In [12]:
import numpy as np
import pandas as pd
import time
import re

import nltk
from nltk.stem import LancasterStemmer
from sklearn.feature_extraction.text import CountVectorizer
from nltk.stem.porter import PorterStemmer

In [23]:
from sklearn import metrics
from sklearn.model_selection import StratifiedKFold, train_test_split

def evaluation(clf, clf_name, train, y):
    x_train, x_test, y_train, y_test = train_test_split(train, y, test_size=.33)
    clf.fit(x_train, y_train)
    
    starting_tm = time.time()
    y_pred = clf.predict(x_test)
    
    print("Classifier: ", clf_name)
    print("Accuracy: ", metrics.accuracy_score(y_test, y_pred))
    print("Precision: ", metrics.precision_score(y_test, y_pred))
    print("Recall: ", metrics.recall_score(y_test, y_pred))
    print("F1-Measure: ", metrics.f1_score(y_test, y_pred))
    print("Execution time: " + str(time.time() - starting_tm))

In [3]:
jobs_df = pd.read_csv("fake_job_postings.csv")
jobs_df = jobs_df.fillna('')

In [16]:
y = jobs_df["fraudulent"]
train = jobs_df["description"]

print("len", len(jobs_df))

len 17880


# K

## Part 1:
Handling description using TF-IDF

In [13]:
porter_stemmer = PorterStemmer()
lancaster_stemmer = LancasterStemmer()

def stemming_tokenizer(str_input):
    stemmer = porter_stemmer
    words = re.sub(r"[^A-Za-z0-9\-]", " ", str_input).lower().split()
    words = [stemmer.stem(word) for word in words]
    return words

In [18]:
starting_tm = time.time()
vectorizer = CountVectorizer(stop_words='english', tokenizer=stemming_tokenizer)
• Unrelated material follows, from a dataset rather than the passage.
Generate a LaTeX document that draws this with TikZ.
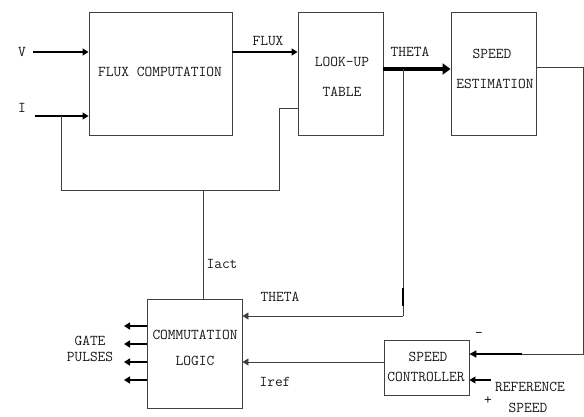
\documentclass[tikz,border=0pt]{standalone}
\usetikzlibrary{arrows.meta}
\begin{document}
\begin{tikzpicture}[x=1pt,y=-1pt,
  box/.style={draw=black!75,line width=0.9pt,rectangle,inner sep=0pt},
  lbl/.style={font=\ttfamily\fontsize{15}{17}\selectfont,inner sep=0pt,text=black!90},
  wire/.style={draw=black!75,line width=0.9pt},
  arr/.style={wire,-{Triangle[length=6pt,width=7pt]}},
  barr/.style={draw=black,line width=1.7pt,-{Triangle[length=6pt,width=7pt]}},
  bigarr/.style={draw=black,line width=4pt,-{Triangle[length=8pt,width=11pt]}}]
\useasboundingbox[fill=white] (0,0) rectangle (584,416);
% boxes
\node[box,minimum width=143,minimum height=123] (flux) at (160.5,73.5) {};
\node[box,minimum width=85,minimum height=123] (lut) at (340.5,73.5) {};
\node[box,minimum width=85,minimum height=123] (spe) at (493.5,73.5) {};
\node[box,minimum width=95,minimum height=109] (comm) at (194.5,353.5) {};
\node[box,minimum width=85,minimum height=55] (ctrl) at (426.5,367.5) {};
% box texts
\node[lbl] (tflux) at (160,72) {FLUX COMPUTATION};
\node[lbl] (tlut1) at (342,62) {LOOK-UP};
\node[lbl] (tlut2) at (342,92) {TABLE};
\node[lbl] (tspe1) at (492,54) {SPEED};
\node[lbl] (tspe2) at (495,84) {ESTIMATION};
\node[lbl] (tcom1) at (195,335) {COMMUTATION};
\node[lbl] (tcom2) at (195,361) {LOGIC};
\node[lbl] (tctl1) at (428,357) {SPEED};
\node[lbl] (tctl2) at (426,377) {CONTROLLER};
% outside labels
\node[lbl] (lv) at (22,52) {V};
\node[lbl] (li) at (22,108) {I};
\node[lbl] (lflux) at (268,41) {FLUX};
\node[lbl] (ltheta) at (410,52) {THETA};
\node[lbl] (liact) at (222,264) {Iact};
\node[lbl] (ltheta2) at (280,297) {THETA};
\node[lbl] (liref) at (275,382) {Iref};
\node[lbl] (lgate) at (90,341) {GATE};
\node[lbl] (lpulse) at (90,357) {PULSES};
\node[lbl] (lminus) at (479,335) {-};
\node[lbl] (lplus) at (488,401) {+};
\node[lbl] (lref1) at (530,387) {REFERENCE};
\node[lbl] (lref2) at (528,408) {SPEED};
% coordinates
\coordinate (vin) at (33,52);
\coordinate (iin) at (35,116);
\coordinate (ib) at (61,116);
\coordinate (ib2) at (61,190);
\coordinate (ia) at (203,190);
\coordinate (ic) at (279,190);
\coordinate (id) at (279,108);
\coordinate (tb) at (403,69);
\coordinate (tb2) at (403,316);
\coordinate (so) at (583,67);
\coordinate (so2) at (583,354);
\coordinate (sthick) at (522,354);
\coordinate (rin) at (491,380);
% connectors
\draw[barr] (vin) -- (vin -| flux.west);
\draw[barr,line width=1.2pt] (iin) -- (iin -| flux.west);
\draw[wire] (ib) -- (ib2) -- (ic) -- (id) -- (id -| lut.west);
\draw[wire] (ia) -- (ia |- comm.north);
\draw[barr] (flux.east |- vin) -- (lut.west |- vin);
\draw[bigarr] (lut.east |- tb) -- (spe.west |- tb);
\draw[wire] (tb) -- (tb2);
\draw[line width=2pt] (403,288) -- (403,306);
\draw[arr] (tb2) -- (tb2 -| comm.east);
\draw[wire] (spe.east |- so) -- (so) -- (so2) -- (sthick);
\draw[draw=black,line width=2pt,-{Triangle[length=7pt,width=7pt]}] (sthick) -- (sthick -| ctrl.east);
\draw[barr,line width=1.2pt] (rin) -- (rin -| ctrl.east);
\draw[arr] (ctrl.west |- 0,362) -- (comm.east |- 0,362);
\foreach \yy/\nm in {326/g1,344/g2,362/g3,380/g4}{
  \coordinate (\nm) at (124,\yy);
  \draw[barr] (comm.west |- \nm) -- (\nm);
}
\end{tikzpicture}
\end{document}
vtrain = vectorizer.fit_transform(train)
print("Vectorization took: ", str(time.time()-starting_tm))

  'stop_words.' % sorted(inconsistent))


Vectorization took:  47.18437695503235


In [24]:
from sklearn.ensemble import RandomForestClassifier

rf = RandomForestClassifier(n_estimators=660, n_jobs=4)
evaluation(rf, "Random Forest", vtrain, y)

Classifier:  Random Forest
Accuracy:  0.9803423148618878
Precision:  1.0
Recall:  0.575091575091575
F1-Measure:  0.7302325581395348
Execution time: 0.7371010780334473